[START]

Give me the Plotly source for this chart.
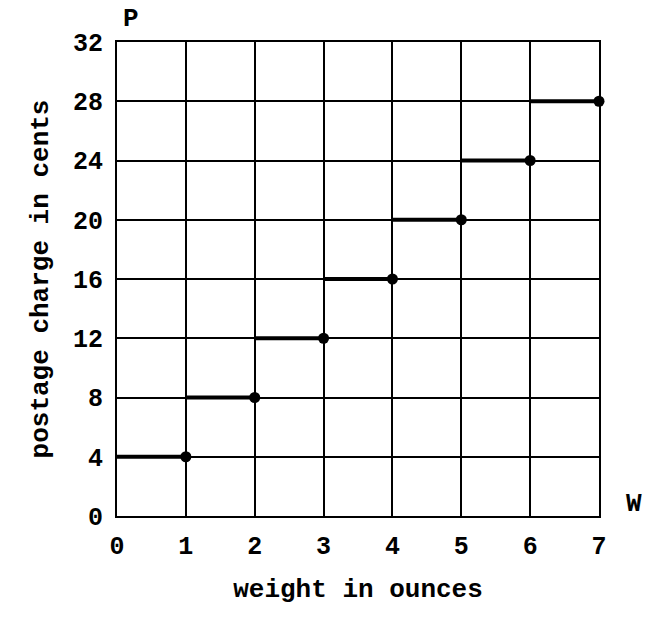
import plotly.graph_objects as go

# Postage step function: each ounce (or fraction) costs another 4 cents
weight_start = [0, 1, 2, 3, 4, 5, 6]
weight_end = [1, 2, 3, 4, 5, 6, 7]
charge = [4, 8, 12, 16, 20, 24, 28]

x_ticks = [0, 1, 2, 3, 4, 5, 6, 7]
y_ticks = [0, 4, 8, 12, 16, 20, 24, 28, 32]

TICK_FONT = dict(family="Liberation Mono", size=25, color="black", weight="bold")
TITLE_FONT = dict(family="Liberation Mono", size=26, color="black", weight="bold")

# horizontal steps, separated by gaps
seg_x, seg_y = [], []
for a, b, p in zip(weight_start, weight_end, charge):
    seg_x += [a, b, None]
    seg_y += [p, p, None]

fig = go.Figure()
fig.add_trace(go.Scatter(
    x=seg_x, y=seg_y, mode="lines",
    line=dict(color="black", width=4),
    hoverinfo="skip", cliponaxis=False,
))
# closed endpoint at the right end of each step
fig.add_trace(go.Scatter(
    x=weight_end, y=charge, mode="markers",
    marker=dict(color="black", size=11),
    cliponaxis=False,
))

axis_common = dict(
    showgrid=True, gridcolor="black", gridwidth=2,
    showline=True, linecolor="black", linewidth=2, mirror=True,
    zeroline=False, ticks="", tickfont=TICK_FONT, fixedrange=True,
)

fig.update_layout(
    width=647, height=619,
    margin=dict(l=117, r=48, t=42, b=103),
    paper_bgcolor="white", plot_bgcolor="white",
    showlegend=False,
    xaxis=dict(range=[0, 7], tickvals=x_ticks, ticklabelstandoff=6,
               title=dict(text="weight in ounces", font=TITLE_FONT, standoff=18),
               **axis_common),
    yaxis=dict(range=[0, 32], tickvals=y_ticks, ticklabelstandoff=7,
               title=dict(text="postage charge in cents", font=TITLE_FONT, standoff=17),
               **axis_common),
    annotations=[
        dict(text="P", x=0, y=32, xref="x", yref="y", xanchor="center",
             yanchor="middle", xshift=14, yshift=23, showarrow=False, font=TITLE_FONT),
        dict(text="W", x=7, y=0, xref="x", yref="y", xanchor="center",
             yanchor="middle", xshift=35, yshift=12, showarrow=False, font=TITLE_FONT),
    ],
)

fig.write_html("out.html")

[END]

> **GIVEN EXERCISE**: Take the listing above and print it exactly, apart from the pictures.

> **TASK OUTPUT**:
Give me the Plotly source for this chart.
import plotly.graph_objects as go

# Postage step function: each ounce (or fraction) costs another 4 cents
weight_start = [0, 1, 2, 3, 4, 5, 6]
weight_end = [1, 2, 3, 4, 5, 6, 7]
charge = [4, 8, 12, 16, 20, 24, 28]

x_ticks = [0, 1, 2, 3, 4, 5, 6, 7]
y_ticks = [0, 4, 8, 12, 16, 20, 24, 28, 32]

TICK_FONT = dict(family="Liberation Mono", size=25, color="black", weight="bold")
TITLE_FONT = dict(family="Liberation Mono", size=26, color="black", weight="bold")

# horizontal steps, separated by gaps
seg_x, seg_y = [], []
for a, b, p in zip(weight_start, weight_end, charge):
    seg_x += [a, b, None]
    seg_y += [p, p, None]

fig = go.Figure()
fig.add_trace(go.Scatter(
    x=seg_x, y=seg_y, mode="lines",
    line=dict(color="black", width=4),
    hoverinfo="skip", cliponaxis=False,
))
# closed endpoint at the right end of each step
fig.add_trace(go.Scatter(
    x=weight_end, y=charge, mode="markers",
    marker=dict(color="black", size=11),
    cliponaxis=False,
))

axis_common = dict(
    showgrid=True, gridcolor="black", gridwidth=2,
    showline=True, linecolor="black", linewidth=2, mirror=True,
    zeroline=False, ticks="", tickfont=TICK_FONT, fixedrange=True,
)

fig.update_layout(
    width=647, height=619,
    margin=dict(l=117, r=48, t=42, b=103),
    paper_bgcolor="white", plot_bgcolor="white",
    showlegend=False,
    xaxis=dict(range=[0, 7], tickvals=x_ticks, ticklabelstandoff=6,
               title=dict(text="weight in ounces", font=TITLE_FONT, standoff=18),
               **axis_common),
    yaxis=dict(range=[0, 32], tickvals=y_ticks, ticklabelstandoff=7,
               title=dict(text="postage charge in cents", font=TITLE_FONT, standoff=17),
               **axis_common),
    annotations=[
        dict(text="P", x=0, y=32, xref="x", yref="y", xanchor="center",
             yanchor="middle", xshift=14, yshift=23, showarrow=False, font=TITLE_FONT),
        dict(text="W", x=7, y=0, xref="x", yref="y", xanchor="center",
             yanchor="middle", xshift=35, yshift=12, showarrow=False, font=TITLE_FONT),
    ],
)

fig.write_html("out.html")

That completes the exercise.